We will also install the NVIDIA container toolkit, with which we can access GPUs from inside our containers.

In [None]:
s.execute("curl -fsSL https://nvidia.github.io/libnvidia-container/gpgkey | sudo gpg --dearmor -o /usr/share/keyrings/nvidia-container-toolkit-keyring.gpg \
  && curl -s -L https://nvidia.github.io/libnvidia-container/stable/deb/nvidia-container-toolkit.list | \
    sed 's#deb https://#deb [signed-by=/usr/share/keyrings/nvidia-container-toolkit-keyring.gpg] https://#g' | \
    sudo tee /etc/apt/sources.list.d/nvidia-container-toolkit.list")
s.execute("sudo apt update")
s.execute("sudo apt-get install -y nvidia-container-toolkit")
s.execute("sudo nvidia-ctk runtime configure --runtime=docker")
s.execute("sudo systemctl restart docker")

and we can install `nvtop` to monitor GPU usage:

In [None]:
s.execute("sudo apt update")
s.execute("sudo apt -y install nvtop")

#s.execute("sudo apt -y install cmake libncurses-dev libsystemd-dev libudev-dev libdrm-dev libgtest-dev")
#s.execute("git clone https://github.com/Syllo/nvtop")
#s.execute("mkdir -p nvtop/build && cd nvtop/build && cmake .. -DAMDGPU_SUPPORT=ON && sudo make install")

### Build a container image - for MLFlow section

Finally, we will build a container image in which to work in the MLFlow section, that has:

-   a Jupyter notebook server
-   Pytorch and Pytorch Lightning
-   CUDA, which allows deep learning frameworks like Pytorch to use the NVIDIA GPU accelerator
-   and MLFlow

You can see our Dockerfile for this image at: [Dockerfile.jupyter-torch-mlflow-cuda](https://github.com/teaching-on-testbeds/mltrain-chi/tree/main/docker/Dockerfile.jupyter-torch-mlflow-cuda)

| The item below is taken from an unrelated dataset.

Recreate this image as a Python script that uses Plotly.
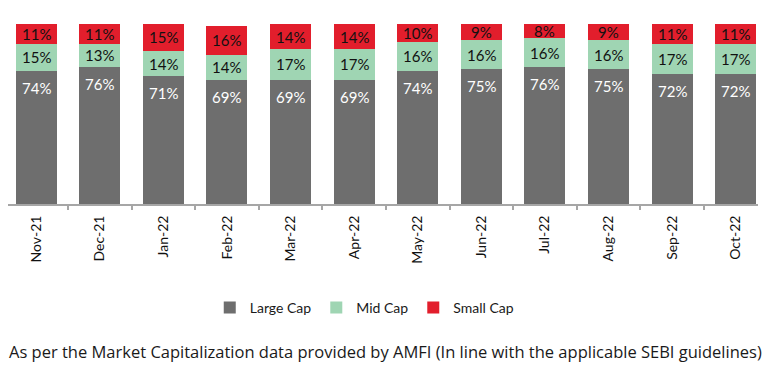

Building this container may take a bit of time, but that’s OK: we can get it started and then continue to the next section while it builds in the background, since we don’t need this container immediately.

In [None]:
s.execute("docker build -t jupyter-legal_ai:latest -f DockerFile.jupyter-ray-complete .")

Leave that cell running, and in the meantime, open an SSH sesson on your server. From your local terminal, run

    ssh -i ~/.ssh/id_rsa_chameleon cc@A.B.C.D

where

-   in place of `~/.ssh/id_rsa_chameleon`, substitute the path to your own key that you had uploaded to CHI@TACC
-   in place of `A.B.C.D`, use the floating IP address you just associated to your instance.